Ответ на эти вопросы должен определить возможность описания работ Кристевой как полилога. Термин, столь богатый коннотациями (ответвление Платонова Логоса? аристотелевой Логики? лакановского Означающего? или, если подойти несколько иначе — транспонирование бахтинского полифонического романа в область теоретического дискурса?), вводится как название одной из ее книг. [18]

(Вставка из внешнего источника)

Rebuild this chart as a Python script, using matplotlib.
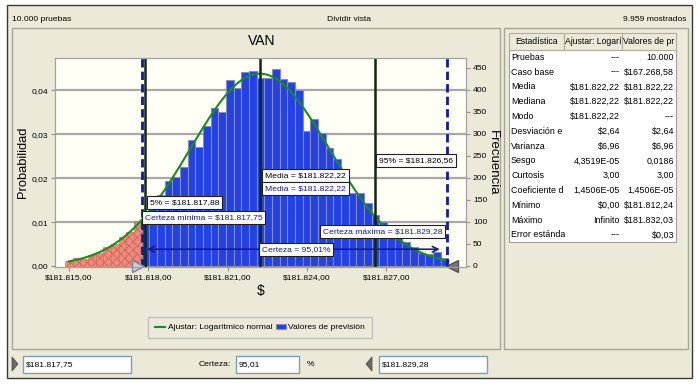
import numpy as np
import matplotlib.pyplot as plt
from matplotlib.patches import Rectangle, Polygon
from matplotlib.transforms import offset_copy

plt.rcParams['font.family'] = ['Liberation Sans', 'DejaVu Sans']
plt.rcParams['hatch.linewidth'] = 0.6

# values
trials = 10000
shown = 9959
bin_left = 181814.85
bin_width = 0.29
counts = [11, 19, 16, 25, 29, 42, 50, 65, 76, 103,
          118, 138, 160, 193, 202, 225, 287, 269, 318, 358,
          349, 422, 403, 441, 442, 426, 426, 447, 424, 418,
          399, 306, 333, 302, 267, 242, 206, 166, 165, 142,
          116, 99, 85, 67, 55, 44, 29, 27, 32, 17]
fit_mean = 181822.22
fit_sd = 2.64
cert_min = 181817.75
cert_max = 181829.28
certainty = 95.01
p5 = 181817.88
p95 = 181826.56
mean_val = 181822.22

x_ticks = [181815, 181818, 181821, 181824, 181827]
prob_ticks = [0.00, 0.01, 0.02, 0.03, 0.04]
freq_ticks = [0, 50, 100, 150, 200, 250, 300, 350, 400, 450]

stat_header = ['Estadística', 'Ajustar: Logarí', 'Valores de pr']
stat_names = ['Pruebas', 'Caso base', 'Media', 'Mediana', 'Modo', 'Desviación e',
              'Varianza', 'Sesgo', 'Curtosis', 'Coeficiente d', 'Mínimo', 'Máximo',
              'Error estánda']
stat_fit = ['---', '---', '$181.822,22', '$181.822,22', '$181.822,22', '$2,64',
            '$6,96', '4,3519E-05', '3,00', '1,4506E-05', '$0,00', 'Infinito', '---']
stat_fc = ['10.000', '$167.268,58', '$181.822,22', '$181.822,22', '---', '$2,64',
           '$6,96', '0,0186', '3,00', '1,4506E-05', '$181.812,24', '$181.832,03', '$0,03']


def money(v):
    s = f'{v:,.2f}'
    return '$' + s.replace(',', '#').replace('.', ',').replace('#', '.')


def dec(v, n=2):
    return f'{v:.{n}f}'.replace('.', ',')


BEIGE = '#ece9d8'
NAVY = '#1a1a8c'
DARK = '#0f2a0f'
FS = 6.1

fig = plt.figure(figsize=(6.98, 3.89), dpi=100, facecolor='white')

# window chrome, drawn in pixel coordinates
bg = fig.add_axes([0, 0, 1, 1])
bg.set_xlim(0, 698)
bg.set_ylim(389, 0)
bg.axis('off')
bg.add_patch(Rectangle((7, 5), 685, 373, fc=BEIGE, ec='#3a3a3a', lw=1))
bg.add_patch(Rectangle((12, 28), 488, 321, fc='none', ec='#a8a598', lw=1))
bg.add_patch(Rectangle((504, 28), 184, 321, fc='none', ec='#a8a598', lw=1))
bg.text(12, 19, f'{trials:,}'.replace(',', '.') + ' pruebas', fontsize=FS, va='center')
bg.text(349, 19, 'Dividir vista', fontsize=FS, va='center', ha='center')
bg.text(686, 19, f'{shown:,}'.replace(',', '.') + ' mostrados', fontsize=FS, va='center', ha='right')
bg.text(262, 41, 'VAN', fontsize=10, va='center', ha='center')

# statistics table
cols = [509, 564, 622, 676]
bg.add_patch(Rectangle((509, 50), 167, 13 * 14.8, fc='white', ec='#a0a0a0', lw=0.8))
for i in range(3):
    bg.add_patch(Rectangle((cols[i], 33), cols[i + 1] - cols[i], 17, fc=BEIGE, ec='#b0ad9c', lw=0.8))
    bg.text((cols[i] + cols[i + 1]) / 2, 41.5, stat_header[i], fontsize=6.2, ha='center', va='center')
for r, (name, a, b) in enumerate(zip(stat_names, stat_fit, stat_fc)):
    yc = 57.3 + r * 14.8
    bg.text(511, yc, name, fontsize=6.4, va='center')
    bg.text(620, yc, a, fontsize=6.4, va='center', ha='right')
    bg.text(674, yc, b, fontsize=6.4, va='center', ha='right')

# bottom controls
bg.add_patch(Polygon([[12, 357], [18, 364], [12, 371]], fc='#6a6a6a', ec='#404040', lw=0.5))
bg.add_patch(Polygon([[372, 357], [366, 364], [372, 371]], fc='#6a6a6a', ec='#404040', lw=0.5))
for x0, w, t in [(23, 108, money(cert_min)), (236, 63, dec(certainty)), (379, 108, money(cert_max))]:
    bg.add_patch(Rectangle((x0, 356), w, 17, fc='white', ec='#7f9db9', lw=1))
    bg.text(x0 + 3, 364.5, t, fontsize=FS, va='center')
bg.text(231, 364.5, 'Certeza:', fontsize=FS, va='center', ha='right')
bg.text(307, 364.5, '%', fontsize=FS, va='center')

# chart
ax = fig.add_axes([55 / 698, 1 - 267.3 / 389, (466 - 55) / 698, (267.3 - 58.3) / 389])
axp = ax.twinx()
ax.set_facecolor('#fffff6')
counts = np.array(counts)
edges = bin_left + bin_width * np.arange(len(counts))
red = edges + bin_width <= cert_min + 1e-6

for p in prob_ticks[1:]:
    ax.axhline(p * shown, color='#a8a8a8', lw=1.6, zorder=0.5)

ax.bar(edges[red], counts[red], width=bin_width, align='edge', color='#f28a7a',
       edgecolor='#c8685c', hatch='xxxx', lw=0.4, zorder=1)
bars = ax.bar(edges[~red], counts[~red], width=bin_width, align='edge', color='#2342e6',
              edgecolor='#8a8ab8', lw=0.8, zorder=1, label='Valores de previsión')

xs = np.linspace(bin_left + bin_width / 2, edges[-1] + bin_width, 300)
fit = shown * bin_width * np.exp(-0.5 * ((xs - fit_mean) / fit_sd) ** 2) / (fit_sd * np.sqrt(2 * np.pi))
fit_line, = ax.plot(xs, fit, color='#1a8c1a', lw=1.5, zorder=3, label='Ajustar: Logarítmico normal')

for v in (cert_min, cert_max):
    ax.axvline(v, color='#0c1aa8', lw=2, ls=(0, (3, 1.5)), zorder=4)
for v in (p5, mean_val, p95):
    ax.axvline(v, color=DARK, lw=1.8, zorder=4)

ax.annotate('', xy=(cert_max - 0.15, 38), xytext=(cert_min + 0.1, 38),
            arrowprops=dict(arrowstyle='<->', color=NAVY, lw=1.2), zorder=5)

box = dict(boxstyle='square,pad=0.35', fc='white', ec='#202020', lw=0.8)
lab = dict(fontsize=FS, va='center', zorder=6)
ax.text(p5 + 0.18, 144, '5% = ' + money(p5), ha='left', bbox=box, **lab)
ax.text(cert_min + 0.12, 110, 'Certeza mínima = ' + money(cert_min), ha='left', color=NAVY, bbox=box, **lab)
ax.text(mean_val + 0.2, 205, 'Media = ' + money(mean_val), ha='left', bbox=box, **lab)
ax.text(mean_val + 0.2, 175, 'Media = ' + money(mean_val), ha='left', color=NAVY, bbox=box, **lab)
ax.text(p95 + 0.18, 239, '95% = ' + money(p95), ha='left', bbox=box, **lab)
ax.text(cert_max - 0.17, 79, 'Certeza máxima = ' + money(cert_max), ha='right', color=NAVY, bbox=box, **lab)
ax.text(mean_val + 0.08, 38, 'Certeza = ' + dec(certainty) + '%', ha='left', color=NAVY, bbox=box, **lab)

# grab handles at the certainty limits
ax.plot([cert_min], [0], marker='>', ms=8, mfc='#c8c8e4', mec='#808090', clip_on=False, zorder=7,
        transform=offset_copy(ax.transData, fig=fig, x=-3.5, y=0, units='dots'))
ax.plot([cert_max], [0], marker='<', ms=8, mfc='#787878', mec='#505050', clip_on=False, zorder=7,
        transform=offset_copy(ax.transData, fig=fig, x=5.5, y=0, units='dots'))

ax.set_xlim(181814.478, 181830.017)
ax.set_ylim(-3, 471.3)
ax.set_xticks(x_ticks)
ax.set_xticklabels([money(v) for v in x_ticks], fontsize=FS)
ax.set_xlabel('$', fontsize=10, labelpad=2)

# frequency on the right, probability on the left
ax.yaxis.tick_right()
ax.set_yticks(freq_ticks)
ax.set_yticklabels([str(v) for v in freq_ticks], fontsize=FS)
ax.yaxis.set_label_position('right')
ax.set_ylabel('Frecuencia', fontsize=9.5, rotation=270, va='center', ha='center')
ax.yaxis.set_label_coords((493 - 55) / 411, 0.5)
ax.tick_params(axis='both', length=3, color='#909090', pad=2)
for s in ax.spines.values():
    s.set_color('#a0a0a0')

axp.yaxis.tick_left()
axp.set_ylim(-3 / shown, 471.3 / shown)
axp.set_yticks(prob_ticks)
axp.set_yticklabels([dec(v) for v in prob_ticks], fontsize=FS)
axp.yaxis.set_label_position('left')
axp.set_ylabel('Probabilidad', fontsize=9.3, va='center', ha='center')
axp.yaxis.set_label_coords((23 - 55) / 411, 0.5)
axp.tick_params(axis='y', length=3, color='#909090', pad=2)
for s in axp.spines.values():
    s.set_color('#a0a0a0')

leg = fig.legend(handles=[fit_line, bars], loc='center', bbox_to_anchor=(260 / 698, 1 - 327.5 / 389),
                 ncol=2, fontsize=FS, frameon=True, fancybox=False, edgecolor='#c0c0c0',
                 facecolor=BEIGE, framealpha=1, handlelength=1.2, handletextpad=0.3,
                 columnspacing=0.4, borderpad=0.8)

fig.savefig('out.png', dpi=100, facecolor='white')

В предисловии он определяется как исходная точка самой теории. Он представлен как разветвление рациональности, с очевидной надеждой на интердисциплинарность, и как транспонирование логику в различные регистры, т. е. как процедура, требующая установления каждый раз нового уникального субъекта и апеллирующая к неповторимости и необратимости. В такой перспективе полилог постулируется как стратификация логики в единичных и уникальных приближениях — результат семаналитического заклинания не-называемого. И это можно воспринимать как движение теории к… роману.
18
Polylogue. Paris: Seuil, 1977.
Внутри самой книги, однако, в одном из эссе, озаглавленном «Роман как полилог», термин возникает снова в удвоении, типичном для письма Кристевой, в исследовании женщиной-теоретиком означивающей практики мужчины-художника. Роман-как-текст встречается с телесным субъектом теории, и результирующее столкновение разворачивает полилог, который не обладает широтой множественного расщепления логики или дискурса, но в пределе разбивает тело в ритмическом выражении «боли, раздирающей „я“, тело, каждый орган». Агент этой «множественной шизоидной боли» парадоксальным образом определяется как музицирование в языке, как способность удерживать все тембры выражения вместе и, в итоге, как обращение дробления на жанры, так что «все струны того чудесного инструмента, которым является язык, задействуются разом и звучат вместе». Что «нисходит» (с концептуальных небес теории) как разветвление единой логики в движении к уникальности и единичности, «восходит» (от художественной практики) как воссоединение литературных жанров.